All these techniques are based on fixed point iteration schemes (sometimes called ray tracing), which are solved numerically in order to find the actually displacement/offset of the texture coordinates for each pixel. Such approaches are of course much more accurate than the approximations techniques bump mapping and parallax mapping. The advantage of viewing the problem as a fixed point problem is that the problem can be mapped directly onto the pixel shader, which is intuitive and easy!

However, I think techniques which consider the problem more globally will occur in the future. A global approach will solve for all pixels at once and then use the solution to render. I am of course working on such an approach, which most likely will be called inverse mapping. The technique has some relation to my previous post “The Inverse Function Theorem”. The meaning with this post was however to discuss some of the advantages/disadvantages of global approaches versus the fixed point schemes (I will denote the fixed point schemes local schemes from now on), and write about the idea of using mapping techniques for skybox rendering. First a list of some significant advantages and disadvantages:

Advantages: coherent solution, no artifacts, no iteration in pixel shaders, better solutions of deep surfaces, more general computing minded, only needs to be recomputed when the viewpoint changes.
Disadvantages: same time complexity, no culling.

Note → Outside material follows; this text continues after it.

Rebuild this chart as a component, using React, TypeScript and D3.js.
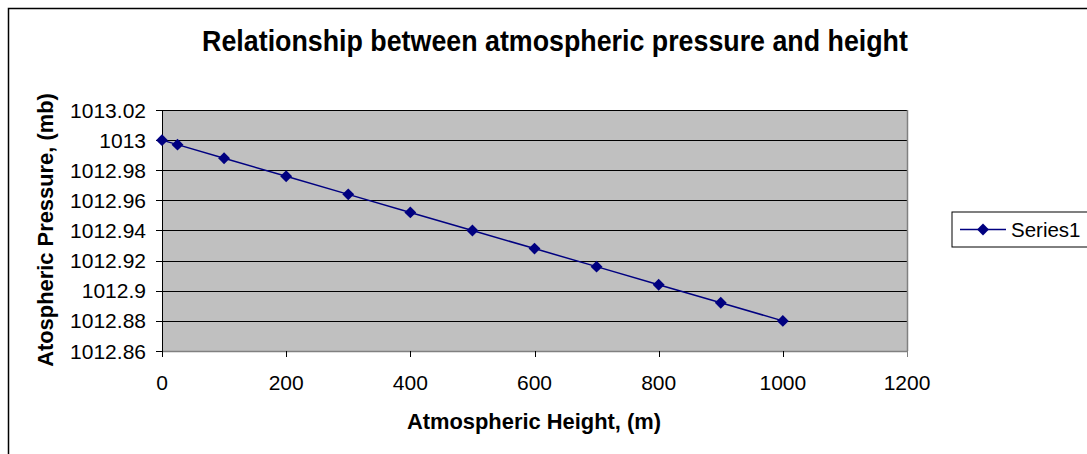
import React from "react";
import * as d3 from "d3";

const heights = [0, 25, 100, 200, 300, 400, 500, 600, 700, 800, 900, 1000];
const pressures = [1013, 1012.997, 1012.988, 1012.976, 1012.964, 1012.952, 1012.94, 1012.928, 1012.916, 1012.904, 1012.892, 1012.88];
const xTicks = [0, 200, 400, 600, 800, 1000, 1200];
const yTicks = [1012.86, 1012.88, 1012.9, 1012.92, 1012.94, 1012.96, 1012.98, 1013, 1013.02];
const seriesName = "Series1";

const W = 1087;
const H = 454;
const L = 162, R = 907, T = 110, B = 351;
const NAVY = "#000080";
const FONT = "Liberation Sans, Arial, sans-serif";

export default function App() {
  const x = d3.scaleLinear().domain([0, 1200]).range([L, R]);
  const y = d3.scaleLinear().domain([1012.86, 1013.02]).range([B, T]);
  const line = d3.line<number>().x((_, i) => x(heights[i])).y((d) => y(d));
  const diamond = d3.symbol().type(d3.symbolDiamond2).size(90)();
  const legY = 229.5;
  return (
    <svg width={W} height={H} style={{ position: "absolute", left: 0, top: 0 }} fontFamily={FONT}>
      <rect x={0} y={0} width={W} height={H} fill="#fff" />
      <rect x={8.5} y={8.5} width={W + 20} height={H + 20} fill="none" stroke="#000" strokeWidth={1.5} />
      <text transform="translate(555,51) scale(1,1.07)" textAnchor="middle" fontSize={26.8} fontWeight="bold">
        Relationship between atmospheric pressure and height
      </text>
      <rect x={L} y={T} width={R - L} height={B - T} fill="#c0c0c0" />
      {yTicks.map((t) => (
        <line key={"g" + t} x1={L} x2={R} y1={Math.round(y(t)) + 0.5} y2={Math.round(y(t)) + 0.5} stroke="#000" strokeWidth={1} />
      ))}
      <line x1={R + 0.5} x2={R + 0.5} y1={T} y2={B} stroke="#808080" strokeWidth={1.5} />
      <line x1={L} x2={R} y1={B + 0.5} y2={B + 0.5} stroke="#808080" strokeWidth={1.5} />
      <line x1={L + 0.5} x2={L + 0.5} y1={T} y2={B + 6} stroke="#000" strokeWidth={1} />
      {yTicks.map((t) => (
        <g key={"y" + t}>
          <line x1={L - 6} x2={L} y1={Math.round(y(t)) + 0.5} y2={Math.round(y(t)) + 0.5} stroke="#000" />
          <text x={146} y={y(t) + 7.5} textAnchor="end" fontSize={21}>{String(t)}</text>
        </g>
      ))}
      {xTicks.map((t) => (
        <g key={"x" + t}>
          <line x1={Math.round(x(t)) + 0.5} x2={Math.round(x(t)) + 0.5} y1={B} y2={B + 6} stroke={t === 1200 ? "#808080" : "#000"} />
          <text x={x(t)} y={390} textAnchor="middle" fontSize={21}>{String(t)}</text>
        </g>
      ))}
      <text x={534} y={429} textAnchor="middle" fontSize={21.9} fontWeight="bold">Atmospheric Height, (m)</text>
      <text transform={`translate(53,230) rotate(-90)`} textAnchor="middle" fontSize={21.9} fontWeight="bold">
        Atospheric Pressure, (mb)
      </text>
      <path d={line(pressures) || ""} fill="none" stroke={NAVY} strokeWidth={1.5} />
      {pressures.map((p, i) => (
        <path key={"m" + i} d={diamond || ""} transform={`translate(${x(heights[i])},${y(p)})`} fill={NAVY} />
      ))}
      <rect x={952} y={212} width={200} height={35} fill="#fff" stroke="#000" strokeWidth={1} />
      <line x1={960} x2={1006} y1={legY} y2={legY} stroke={NAVY} strokeWidth={1.5} />
      <path d={diamond || ""} transform={`translate(983,${legY})`} fill={NAVY} />
      <text x={1011} y={legY + 7} fontSize={20.5}>{seriesName}</text>
    </svg>
  );
}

Obtaining a global coherent solution will not contain artifacts as seen in for example the local approach cone step mapping, where solutions sort of blend around the edge of ridges on the surface. The solving technique will differ much from the fixed point techniques and does not match the fix graphical pipeline as well as the these, however GPU’s are beginning to support better languages for general purposes (I am especially referring to CUDA), which the first robust implementation most likely will be targeted towards. One disadvantage is the lack of culling. It is hard to do know which pixels that should be culling since the solution is obtained independent of what is going on in the color buffer, where as the local approaches are performed directly into the color buffer and culling is therefore easy.

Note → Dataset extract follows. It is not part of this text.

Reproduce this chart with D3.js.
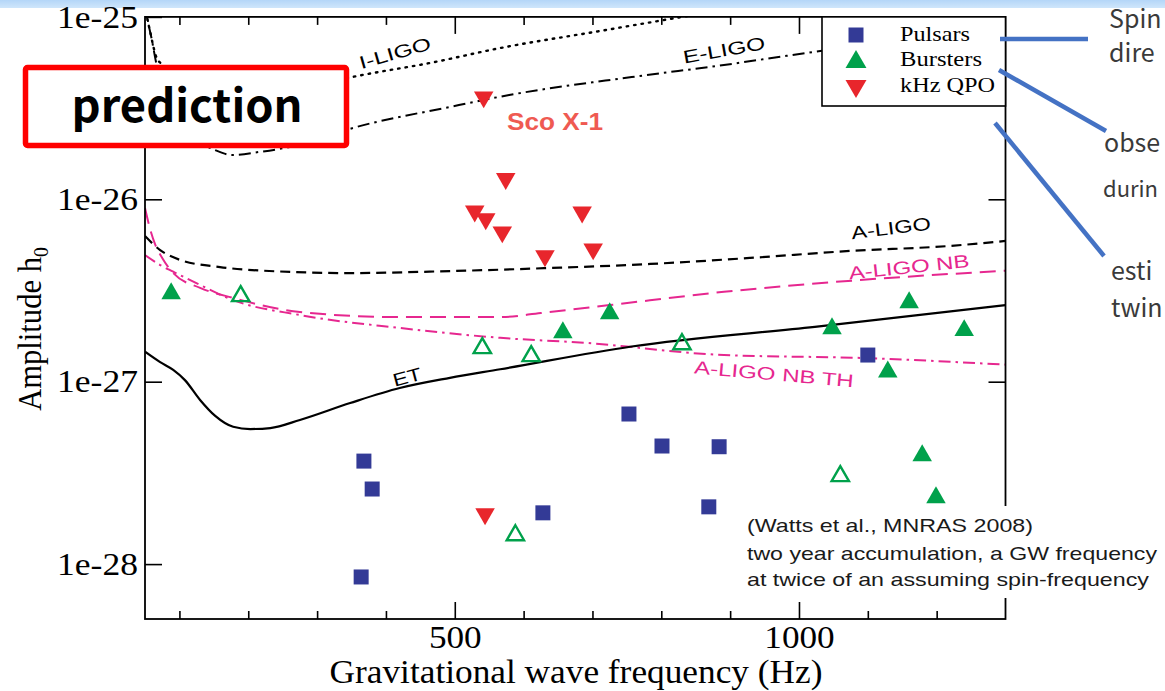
<!DOCTYPE html>
<html><head><meta charset="utf-8">
<script src="https://cdn.jsdelivr.net/npm/d3@7"></script>
<style>html,body{margin:0;padding:0;background:#fff;overflow:hidden}</style>
</head><body>
<svg id="c" width="1165" height="691"></svg>
<script>
// ---------- data ----------
const xDomain = [50, 1300];
const yDomain = [5e-29, 1e-25];
const xMajorTicks = [500, 1000];
const xMinorTicks = [100, 200, 300, 400, 600, 700, 800, 900, 1100, 1200];
const yTicks = [1e-25, 1e-26, 1e-27, 1e-28];
const yTickLabels = ["1e-25", "1e-26", "1e-27", "1e-28"];

// sensitivity curves [frequency Hz, amplitude]
const iLIGO = [[50,1.3e-25],[53,1e-25],[57,8.48e-26],[62,6.92e-26],[67,5.95e-26],[76,5.45e-26],[94,4.51e-26],[115,3.98e-26],[137,3.64e-26],[188,3.59e-26],[246,3.88e-26],[304,4.29e-26],[358,4.74e-26],[464,5.59e-26],[566,6.75e-26],[711,8.37e-26],[843,1.02e-25],[1001,1.3e-25]];
const eLIGO = [[50,1.2e-25],[54,9.6e-26],[60,7.47e-26],[66,5.66e-26],[79,3.73e-26],[101,2.65e-26],[130,2.06e-26],[152,1.86e-26],[176,1.75e-26],[217,1.82e-26],[275,1.99e-26],[352,2.46e-26],[493,3.21e-26],[579,3.73e-26],[757,4.68e-26],[891,5.45e-26],[1023,6.44e-26],[1299,8.69e-26]];
const aLIGO = [[50,6.29e-27],[72,5.27e-27],[101,4.65e-27],[159,4.25e-27],[246,4.02e-27],[348,3.94e-27],[493,4.04e-27],[638,4.2e-27],[784,4.42e-27],[929,4.77e-27],[1074,5.21e-27],[1219,5.55e-27],[1300,5.91e-27]];
const aLIGONB = [[50,8.96e-27],[57,6.96e-27],[65,5.62e-27],[75,4.77e-27],[91,3.94e-27],[130,3.27e-27],[178,2.88e-27],[275,2.41e-27],[420,2.26e-27],[566,2.26e-27],[625,2.38e-27],[725,2.63e-27],[891,3.11e-27],[1089,3.61e-27],[1300,4.06e-27]];
const aLIGONBTH = [[50,4.95e-27],[72,4.36e-27],[91,4.01e-27],[130,3.39e-27],[178,2.8e-27],[275,2.32e-27],[420,1.97e-27],[566,1.74e-27],[692,1.63e-27],[891,1.4e-27],[1089,1.35e-27],[1300,1.24e-27]];
const etCurve = [[50,1.46e-27],[72,1.28e-27],[91,1.16e-27],[108,1.02e-27],[130,7.94e-28],[152,6.49e-28],[178,5.66e-28],[203,5.5e-28],[232,5.57e-28],[275,6.17e-28],[348,7.64e-28],[420,9.23e-28],[493,1.05e-27],[566,1.17e-27],[757,1.56e-27],[1023,2.0e-27],[1300,2.63e-27]];

// sources [frequency Hz, amplitude]
const pulsars = [[368,3.67e-28],[380,2.58e-28],[364,8.5e-29],[628,1.91e-28],[753,6.65e-28],[801,4.44e-28],[884,4.4e-28],[869,2.06e-28],[1100,1.4e-27]];
const burstersFilled = [[88,3.14e-27],[657,1.92e-27],[725,2.44e-27],[1048,2.02e-27],[1160,2.8e-27],[1129,1.17e-27],[1240,1.97e-27],[1179,4.06e-28],[1199,2.39e-28]];
const burstersOpen = [[189,3.03e-27],[540,1.57e-27],[611,1.42e-27],[830,1.65e-27],[1060,3.12e-28],[588,1.48e-28]];
const kHzQPO = [[542,3.59e-26],[574,1.28e-26],[529,8.5e-27],[545,7.7e-27],[569,6.53e-27],[685,8.4e-27],[631,4.83e-27],[701,5.27e-27],[544,1.86e-28]];

const legendNames = ["Pulsars", "Bursters", "kHz QPO"];
const noteLines = ["(Watts et al., MNRAS 2008)", "two year accumulation, a GW frequency", "at twice of an assuming spin-frequency"];
const sideTexts = ["Spin", "dire", "obse", "durin", "esti", "twin"];

// ---------- drawing ----------
const svg = d3.select('#c');
const navy = '#333a96', green = '#00a14b', red = '#e8262c', magenta = '#e6278f';
const serif = '"Liberation Serif", "Times New Roman", serif';
const sans = '"Liberation Sans", Arial, sans-serif';
const jp = '"Noto Sans CJK JP", "Noto Sans", sans-serif';

// slide band
const grad = svg.append('defs').append('linearGradient').attr('id','band').attr('x1',0).attr('y1',0).attr('x2',0).attr('y2',1);
grad.append('stop').attr('offset','0%').attr('stop-color','#b4d6f8');
grad.append('stop').attr('offset','100%').attr('stop-color','#cfe6fb');
svg.append('rect').attr('x',0).attr('y',0).attr('width',1165).attr('height',8).attr('fill','url(#band)');

const x = d3.scaleLinear().domain(xDomain).range([145, 1005.5]);
const y = d3.scaleLog().domain(yDomain).range([619, 16.9]);
const L = x.range()[0], R = x.range()[1], T = y.range()[1], B = y.range()[0];

svg.append('clipPath').attr('id','plotclip').append('rect')
  .attr('x',L).attr('y',T).attr('width',R-L).attr('height',B-T);

function styleAxis(g){
  g.select('.domain').remove();
  g.selectAll('.tick line').attr('stroke','#000').attr('stroke-width',1.6);
  g.selectAll('.tick text').attr('font-family',serif).attr('font-size',32).attr('fill','#000');
}
// bottom
svg.append('g').attr('transform',`translate(0,${B})`)
  .call(d3.axisBottom(x).tickValues(xMinorTicks).tickSize(-8).tickFormat(''))
  .call(styleAxis);
const gxb = svg.append('g').attr('transform',`translate(0,${B})`)
  .call(d3.axisBottom(x).tickValues(xMajorTicks).tickSize(-17).tickPadding(6).tickFormat(d3.format('d')))
  .call(styleAxis);
gxb.selectAll('.tick text').attr('textLength', d => String(d).length*17.6).attr('lengthAdjust','spacingAndGlyphs');
// top
svg.append('g').attr('transform',`translate(0,${T})`)
  .call(d3.axisTop(x).tickValues(xMinorTicks).tickSize(-8).tickFormat('')).call(styleAxis);
svg.append('g').attr('transform',`translate(0,${T})`)
  .call(d3.axisTop(x).tickValues(xMajorTicks).tickSize(-17).tickFormat('')).call(styleAxis);
// left
const gyl = svg.append('g').attr('transform',`translate(${L},0)`)
  .call(d3.axisLeft(y).tickValues(yTicks).tickSize(-17).tickPadding(7).tickFormat((d,i)=>yTickLabels[i]))
  .call(styleAxis);
gyl.selectAll('.tick text').attr('textLength',81).attr('lengthAdjust','spacingAndGlyphs');
// right
svg.append('g').attr('transform',`translate(${R},0)`)
  .call(d3.axisRight(y).tickValues(yTicks).tickSize(-17).tickFormat('')).call(styleAxis);

// curves
const line = d3.line().x(d=>x(d[0])).y(d=>y(d[1])).curve(d3.curveMonotoneX);
const curves = svg.append('g').attr('clip-path','url(#plotclip)');
const curveDefs = [
  {data:iLIGO, color:'#000', dash:'1.5,6', w:2.4, cap:'round'},
  {data:eLIGO, color:'#000', dash:'12,5,2.5,5', w:2},
  {data:aLIGO, color:'#000', dash:'10,6', w:2.2},
  {data:aLIGONB, color:magenta, dash:'16,8', w:2},
  {data:aLIGONBTH, color:magenta, dash:'12,5,2.5,5', w:2},
  {data:etCurve, color:'#000', dash:null, w:2.2}
];
curveDefs.forEach(c => {
  curves.append('path').datum(c.data).attr('d',line).attr('fill','none')
    .attr('stroke',c.color).attr('stroke-width',c.w)
    .attr('stroke-dasharray',c.dash).attr('stroke-linecap',c.cap||'butt');
});

// frame
svg.append('rect').attr('x',L).attr('y',T).attr('width',R-L).attr('height',B-T)
  .attr('fill','none').attr('stroke','#000').attr('stroke-width',1.8);

// curve labels
function label(txt, cx, cy, rot, len, color, size){
  svg.append('text').attr('transform',`translate(${cx},${cy}) rotate(${rot})`)
    .attr('text-anchor','middle').attr('dy','0.35em')
    .attr('font-family',sans).attr('font-size',size||18).attr('fill',color||'#000')
    .attr('textLength',len).attr('lengthAdjust','spacingAndGlyphs').text(txt);
}
label('I-LIGO',395,53,-16,74);
label('E-LIGO',724,50,-10,83);
label('A-LIGO',891,228,-7,80);
label('A-LIGO NB',909,267,-6,121,magenta);
label('A-LIGO NB TH',774,374,5,160,magenta);
label('ET',407,377,-15,29);

// markers
const sq = d3.symbol().type(d3.symbolSquare).size(225)();
const tri = d3.symbol().type(d3.symbolTriangle).size(165)();
const mk = svg.append('g');
mk.selectAll('.ps').data(pulsars).join('path').attr('d',sq)
  .attr('transform',d=>`translate(${x(d[0])},${y(d[1])})`).attr('fill',navy);
mk.selectAll('.bf').data(burstersFilled).join('path').attr('d',tri)
  .attr('transform',d=>`translate(${x(d[0])},${y(d[1])+2.5})`).attr('fill',green);
mk.selectAll('.bo').data(burstersOpen).join('path').attr('d',d3.symbol().type(d3.symbolTriangle).size(130)())
  .attr('transform',d=>`translate(${x(d[0])},${y(d[1])+2.2})`).attr('fill','none').attr('stroke',green).attr('stroke-width',2.4);
mk.selectAll('.qp').data(kHzQPO).join('path').attr('d',tri)
  .attr('transform',d=>`translate(${x(d[0])},${y(d[1])-1}) rotate(180)`).attr('fill',red);

// Sco X-1
svg.append('text').attr('x',555).attr('y',130).attr('text-anchor','middle')
  .attr('font-family',sans).attr('font-weight','bold').attr('font-size',24).attr('fill','#ef5a52')
  .attr('textLength',96).attr('lengthAdjust','spacingAndGlyphs').text('Sco X-1');

// legend
const lg = svg.append('g');
lg.append('rect').attr('x',822).attr('y',T).attr('width',R-822).attr('height',106-T)
  .attr('fill','#fff').attr('stroke','#000').attr('stroke-width',1.6);
const legendSym = [
  {p:sq, c:navy, r:0},
  {p:d3.symbol().type(d3.symbolTriangle).size(190)(), c:green, r:0},
  {p:d3.symbol().type(d3.symbolTriangle).size(190)(), c:red, r:180}
];
const legLen = [70, 82, 95];
legendNames.forEach((n,i) => {
  const cy = [35, 62, 86][i];
  lg.append('path').attr('d',legendSym[i].p).attr('fill',legendSym[i].c)
    .attr('transform',`translate(856,${cy}) rotate(${legendSym[i].r})`);
  lg.append('text').attr('x',900).attr('y',[41,66,92][i]).attr('font-family',serif).attr('font-size',21)
    .attr('textLength',legLen[i]).attr('lengthAdjust','spacingAndGlyphs').text(n);
});

// axis titles
svg.append('text').attr('transform','translate(576,683) scale(1.07,1)').attr('text-anchor','middle')
  .attr('font-family',serif).attr('font-size',33).text('Gravitational wave frequency (Hz)');
const yt = svg.append('text').attr('transform','translate(41,329) rotate(-90) scale(0.9,1)').attr('text-anchor','middle')
  .attr('font-family',serif).attr('font-size',34);
yt.append('tspan').text('Amplitude h');
yt.append('tspan').attr('font-size',22).attr('dy',7).text('0');

// note box
svg.append('rect').attr('x',740).attr('y',506).attr('width',425).attr('height',92).attr('fill','#fff');
const noteLen = [286, 410, 402];
noteLines.forEach((t,i) => {
  svg.append('text').attr('x',747).attr('y',[532,560,586][i]).attr('font-family',sans).attr('font-size',19)
    .attr('fill','#1a1a1a').attr('textLength',noteLen[i]).attr('lengthAdjust','spacingAndGlyphs').text(t);
});

// prediction box
svg.append('rect').attr('x',25.5).attr('y',67.5).attr('width',321).attr('height',78).attr('rx',2)
  .attr('fill','#fff').attr('stroke','#ff0000').attr('stroke-width',5.5);
svg.append('text').attr('x',187).attr('y',122).attr('text-anchor','middle')
  .attr('font-family',jp).attr('font-weight','bold').attr('font-size',45)
  .attr('textLength',231).attr('lengthAdjust','spacingAndGlyphs').text('prediction');

// slide callouts
const blue = '#4472c4';
[[1000,39,1088,39],[999,70,1106,131],[995,123,1104,256]].forEach(l => {
  svg.append('line').attr('x1',l[0]).attr('y1',l[1]).attr('x2',l[2]).attr('y2',l[3])
    .attr('stroke',blue).attr('stroke-width',4.5);
});
const sidePos = [[1109,28],[1109,62],[1104,152],[1103,197],[1111,280],[1111,317]];
const sideSize = [25, 25, 25, 22, 25, 25];
sideTexts.forEach((t,i) => {
  svg.append('text').attr('x',sidePos[i][0]).attr('y',sidePos[i][1])
    .attr('font-family',jp).attr('font-size',sideSize[i]).attr('fill','#3a3a3a').text(t);
});
</script>
</body></html>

I have done some simple CPU and shader implementations which executes fine! I have included a sample picture and a movie of a parabolic cylinder surface, which are rendered using my technique. The white dot shows the position of a point light. Animation Clip (17MB)

Parabolic Cylinder Surface

The time complexity of the global technique seems to be very similar to the local approaches - but it provides much better quality of the rendering. Furthermore, it should be noted that both local and global techniques lack the support of multiple depth maps, which is a research problem for itself. Allowing multiple depth maps enables the possibility of the surface to fold in the depth direction.

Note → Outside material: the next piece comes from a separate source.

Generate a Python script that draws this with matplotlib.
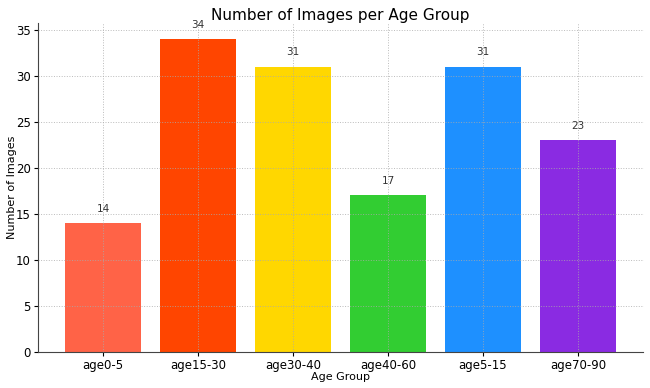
import matplotlib.pyplot as plt

age_groups = ["age0-5", "age15-30", "age30-40", "age40-60", "age5-15", "age70-90"]
counts = [14, 34, 31, 17, 31, 23]
colors = ["tomato", "orangered", "gold", "limegreen", "dodgerblue", "blueviolet"]

fig, ax = plt.subplots(figsize=(6.5, 3.88), dpi=100)
fig.subplots_adjust(left=0.058, right=0.99, top=0.94, bottom=0.093)

bars = ax.bar(age_groups, counts, color=colors, width=0.8)
for i, v in enumerate(counts):
    ax.text(i, v + 1, str(v), ha="center", va="bottom", fontsize=7.5, color="#333333")

ax.set_title("Number of Images per Age Group", fontsize=11, pad=2)
ax.set_xlabel("Age Group", fontsize=8, labelpad=0)
ax.set_ylabel("Number of Images", fontsize=8)
ax.yaxis.set_label_coords(-0.034, 0.5)
ax.tick_params(labelsize=8.5, length=3, pad=2)

ax.grid(True, linestyle=":", linewidth=0.7, color="#aaaaaa", alpha=0.8)
ax.spines["top"].set_visible(False)
ax.spines["right"].set_visible(False)
ax.spines["left"].set_color("#444444")
ax.spines["bottom"].set_color("#444444")

fig.savefig("out.png")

Using a global mapping technique for skyboxes

Everyone that has tried to play an ordinary open scenario FPS game have noticed that the levels of the game are cut off at some point in space. Standing at this cut off boundary one can often see what is called the skybox. My favorite example of a skybox can be found in Half Life 2 Episode 2 (see picture), where the background is not a simple static background, but contains dynamical elements which helps making it a part of the whole scenario. Another good example is the skyboxes used in the game Riddick EFBB – which the Swedish developers Starbreeze actually acquired out of house, but never the less it is some real nice artwork.

Half Life 2 Episode 2

Now, imagine having a technique that could present as much geometry you would like at the far distances of the scenario. This technique could be the global mapping technique! It will be able to handle such things and will provide backgrounds of same quality as the rest of the scene! This means that city scenes could render houses of the same quality in the far distances and open spaces with a lot of vegetation could be rendered at the same quality in the far distances. Imagine such techniques in games like: Assassins Creed, Alan Wake, Far Cry 2, GTA IV, the city seen in the Half Life screen, Hitman, The Witcher, to name a few. Of course, the technique that I have discussed have some immediate technical problems, such as the resolution of surface details (normal map, depth maps), the requirement of multiple depth maps, and some difficulties with dynamic environments. But seen in the light of the skybox and LOD techniques (seen in far cry) that are the standards today – this idea would certainly be a step forward!